Practical applications of solving complex equations are everywhere in science and engineering. In electrical engineering, complex numbers are used to represent alternating current (AC) circuits, where the impedance (resistance to current flow) can have both resistive and reactive components. Solving complex equations allows engineers to analyze circuit behavior and design efficient systems. In quantum mechanics, complex numbers are fundamental to the wave function, which describes the probability amplitude of a particle's state. The Schrödinger equation, a cornerstone of quantum mechanics, is a complex differential equation whose solutions provide insights into the behavior of quantum systems. In fluid dynamics, complex potentials are used to model two-dimensional fluid flow, making it easier to visualize and analyze flow patterns. So, the techniques we've been discussing aren't just abstract mathematical exercises; they are essential tools for solving real-world problems.

Conclusion

In this comprehensive guide, we've journeyed through the world of complex equations, focusing on the methods for finding the values of variables a and b. We started with the foundational concepts of complex numbers, understanding their structure and operations. We then delved into essential techniques for solving equations, emphasizing the principle of equality and methods like substitution and elimination. Through detailed step-by-step examples, we illustrated how to tackle various types of equations, from simple equalities to those involving multiplication and conjugates.

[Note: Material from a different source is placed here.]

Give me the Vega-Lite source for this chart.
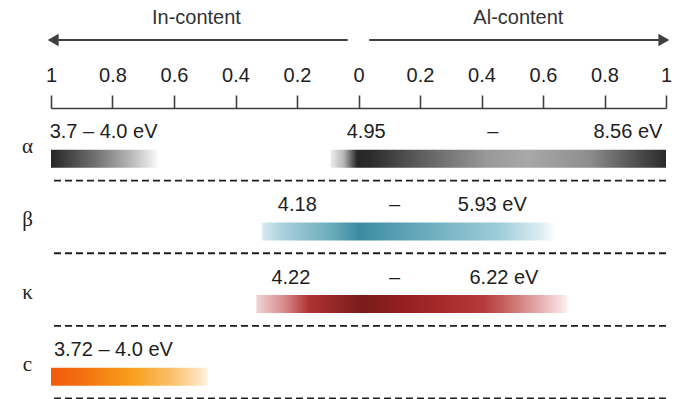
{
  "$schema": "https://vega.github.io/schema/vega-lite/v6.json",
  "description": "Band-gap ranges of alloyed Ga2O3 polymorphs versus In- and Al-content.",
  "autosize": "none",
  "padding": {"top": 108, "left": 51, "right": 14, "bottom": 1},
  "width": 615,
  "height": 290.5,
  "background": "white",
  "config": {
    "view": {"stroke": null},
    "font": "Liberation Sans"
  },
  "datasets": {
    "header": [
      {"side": "In", "title": "In-content", "center": -0.527, "shaftStart": -0.035, "tip": -0.993},
      {"side": "Al", "title": "Al-content", "center": 0.52, "shaftStart": 0.035, "tip": 0.993}
    ],
    "rows": [
      {"phase": "α"}, {"phase": "β"}, {"phase": "κ"}, {"phase": "c"}
    ],
    "bars": [
      {"id": "α-In", "phase": "α", "from": -1.0, "to": -0.65},
      {"id": "α-Al", "phase": "α", "from": -0.091, "to": 1.0},
      {"id": "β", "phase": "β", "from": -0.313, "to": 0.64},
      {"id": "κ", "phase": "κ", "from": -0.332, "to": 0.679},
      {"id": "c", "phase": "c", "from": -1.0, "to": -0.49}
    ],
    "labels": [
      {"phase": "α", "text": "3.7 – 4.0 eV", "pos": -0.829},
      {"phase": "α", "text": "4.95", "pos": 0.025},
      {"phase": "α", "text": "–", "pos": 0.437},
      {"phase": "α", "text": "8.56 eV", "pos": 0.876},
      {"phase": "β", "text": "4.18", "pos": -0.199},
      {"phase": "β", "text": "–", "pos": 0.117},
      {"phase": "β", "text": "5.93 eV", "pos": 0.435},
      {"phase": "κ", "text": "4.22", "pos": -0.22},
      {"phase": "κ", "text": "–", "pos": 0.117},
      {"phase": "κ", "text": "6.22 eV", "pos": 0.473},
      {"phase": "c", "text": "3.72 – 4.0 eV", "pos": -0.797}
    ]
  },
  "resolve": {"scale": {"y": "independent"}},
  "layer": [
    {
      "data": {"name": "header"},
      "layer": [
        {
          "mark": {"type": "text", "fontSize": 20, "color": "#333333", "baseline": "middle", "align": "center"},
          "encoding": {
            "x": {"field": "center", "type": "quantitative", "title": null, "scale": {"domain": [-1, 1]}},
            "y": {"datum": "label", "type": "nominal", "axis": null,
                  "scale": {"type": "point", "domain": ["label", "arrow"], "range": [-90, -68], "padding": 0}},
            "text": {"field": "title"}
          }
        },
        {
          "mark": {"type": "rule", "strokeWidth": 2, "color": "#404040"},
          "encoding": {
            "x": {"field": "shaftStart", "type": "quantitative", "title": null},
            "x2": {"field": "tip"},
            "y": {"datum": "arrow", "type": "nominal", "axis": null}
          }
        },
        {
          "mark": {"type": "point", "filled": true, "size": 160, "color": "#404040", "opacity": 1},
          "encoding": {
            "x": {"field": "tip", "type": "quantitative", "title": null},
            "y": {"datum": "arrow", "type": "nominal", "axis": null},
            "shape": {"field": "side", "type": "nominal", "legend": null,
                      "scale": {"domain": ["In", "Al"], "range": ["triangle-left", "triangle-right"]}}
          }
        }
      ]
    },
    {
      "encoding": {
        "y": {
          "field": "phase", "type": "nominal", "title": null,
          "scale": {"domain": ["α", "β", "κ", "c"], "paddingInner": 0, "paddingOuter": 0},
          "axis": {
            "domain": false, "ticks": false, "grid": false,
            "labelFont": "Liberation Serif", "labelFontSize": 21, "labelColor": "#222222",
            "labelAlign": "center", "labelBaseline": "middle", "labelPadding": 24, "labelOffset": 3
          }
        }
      },
      "layer": [
        {
          "data": {"name": "rows"},
          "mark": {"type": "rule", "strokeDash": [7, 4], "color": "#1e1e1e", "strokeWidth": 1.8},
          "encoding": {
            "y": {"field": "phase", "type": "nominal", "bandPosition": 1}
          }
        },
        {
          "data": {"name": "bars"},
          "transform": [{"filter": "datum.id === 'α-In'"}],
          "mark": {"type": "bar", "height": 18, "yOffset": 14.5,
            "fill": {"gradient": "linear", "x1": 0, "y1": 0, "x2": 1, "y2": 0, "stops": [
              {"offset": 0, "color": "#262626"}, {"offset": 0.45, "color": "#787878"},
              {"offset": 0.75, "color": "#bababa"}, {"offset": 0.92, "color": "#e6e6e6"},
              {"offset": 1, "color": "#ffffff"}]}},
          "encoding": {
            "x": {"field": "from", "type": "quantitative", "title": null,
              "scale": {"domain": [-1, 1]},
              "axis": {
                "orient": "top", "values": [-1, -0.8, -0.6, -0.4, -0.2, 0, 0.2, 0.4, 0.6, 0.8, 1],
                "labelExpr": "format(abs(datum.value), '~g')", "grid": false,
                "domainColor": "#404040", "domainWidth": 1.6,
                "tickColor": "#404040", "tickWidth": 1.6, "tickSize": 13,
                "labelFont": "Liberation Sans", "labelFontSize": 20, "labelColor": "#1e1e1e",
                "labelPadding": 10, "labelFlush": false, "labelOverlap": false
              }},
            "x2": {"field": "to"}
          }
        },
        {
          "data": {"name": "bars"},
          "transform": [{"filter": "datum.id === 'α-Al'"}],
          "mark": {"type": "bar", "height": 18, "yOffset": 14.5,
            "fill": {"gradient": "linear", "x1": 0, "y1": 0, "x2": 1, "y2": 0, "stops": [
              {"offset": 0, "color": "#eeeeee"}, {"offset": 0.04, "color": "#b4b4b4"},
              {"offset": 0.08, "color": "#262626"}, {"offset": 0.12, "color": "#2c2c2c"},
              {"offset": 0.27, "color": "#5e5e5e"}, {"offset": 0.47, "color": "#9a9a9a"},
              {"offset": 0.59, "color": "#a8a8a8"}, {"offset": 0.77, "color": "#8e8e8e"},
              {"offset": 0.91, "color": "#505050"}, {"offset": 1, "color": "#2a2a2a"}]}},
          "encoding": {
            "x": {"field": "from", "type": "quantitative", "title": null},
            "x2": {"field": "to"}
          }
        },
        {
          "data": {"name": "bars"},
          "transform": [{"filter": "datum.id === 'β'"}],
          "mark": {"type": "bar", "height": 18, "yOffset": 14.5,
            "fill": {"gradient": "linear", "x1": 0, "y1": 0, "x2": 1, "y2": 0, "stops": [
              {"offset": 0, "color": "#d4e9ef"}, {"offset": 0.07, "color": "#a8d0dc"},
              {"offset": 0.24, "color": "#6aaabb"}, {"offset": 0.33, "color": "#3b8ca2"},
              {"offset": 0.47, "color": "#5a9fb3"}, {"offset": 0.64, "color": "#7cb7c7"},
              {"offset": 0.81, "color": "#9fcdd9"}, {"offset": 0.95, "color": "#dcedf2"},
              {"offset": 1, "color": "#ffffff"}]}},
          "encoding": {
            "x": {"field": "from", "type": "quantitative", "title": null},
            "x2": {"field": "to"}
          }
        },
        {
          "data": {"name": "bars"},
          "transform": [{"filter": "datum.id === 'κ'"}],
          "mark": {"type": "bar", "height": 18, "yOffset": 14.5,
            "fill": {"gradient": "linear", "x1": 0, "y1": 0, "x2": 1, "y2": 0, "stops": [
              {"offset": 0, "color": "#f2d4d4"}, {"offset": 0.09, "color": "#d88a8a"},
              {"offset": 0.17, "color": "#b03232"}, {"offset": 0.34, "color": "#7a1b1b"},
              {"offset": 0.46, "color": "#921f1f"}, {"offset": 0.6, "color": "#a62a2a"},
              {"offset": 0.73, "color": "#b43a3a"}, {"offset": 0.84, "color": "#d27c7c"},
              {"offset": 0.95, "color": "#f0caca"}, {"offset": 1, "color": "#fcf0f0"}]}},
          "encoding": {
            "x": {"field": "from", "type": "quantitative", "title": null},
            "x2": {"field": "to"}
          }
        },
        {
          "data": {"name": "bars"},
          "transform": [{"filter": "datum.id === 'c'"}],
          "mark": {"type": "bar", "height": 18, "yOffset": 14.5,
            "fill": {"gradient": "linear", "x1": 0, "y1": 0, "x2": 1, "y2": 0, "stops": [
              {"offset": 0, "color": "#f25a0a"}, {"offset": 0.2, "color": "#f47010"},
              {"offset": 0.52, "color": "#f8a01c"}, {"offset": 0.78, "color": "#fbc26e"},
              {"offset": 0.95, "color": "#fde5c2"}, {"offset": 1, "color": "#fff3e4"}]}},
          "encoding": {
            "x": {"field": "from", "type": "quantitative", "title": null},
            "x2": {"field": "to"}
          }
        },
        {
          "data": {"name": "labels"},
          "mark": {"type": "text", "fontSize": 20, "color": "#1e1e1e", "baseline": "middle", "align": "center", "yOffset": -12},
          "encoding": {
            "x": {"field": "pos", "type": "quantitative", "title": null},
            "text": {"field": "text"}
          }
        }
      ]
    }
  ]
}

We also ventured into advanced techniques and considerations, such as De Moivre's Theorem and the Fundamental Theorem of Algebra, showcasing the depth and power of complex number theory. We highlighted the importance of systems of equations and touched upon the practical applications of complex equations in fields like electrical engineering and quantum mechanics. Ultimately, solving complex equations is a skill that combines algebraic manipulation with a solid understanding of complex number properties. With practice and the right approach, you can confidently navigate these challenges and unlock the solutions that lie within.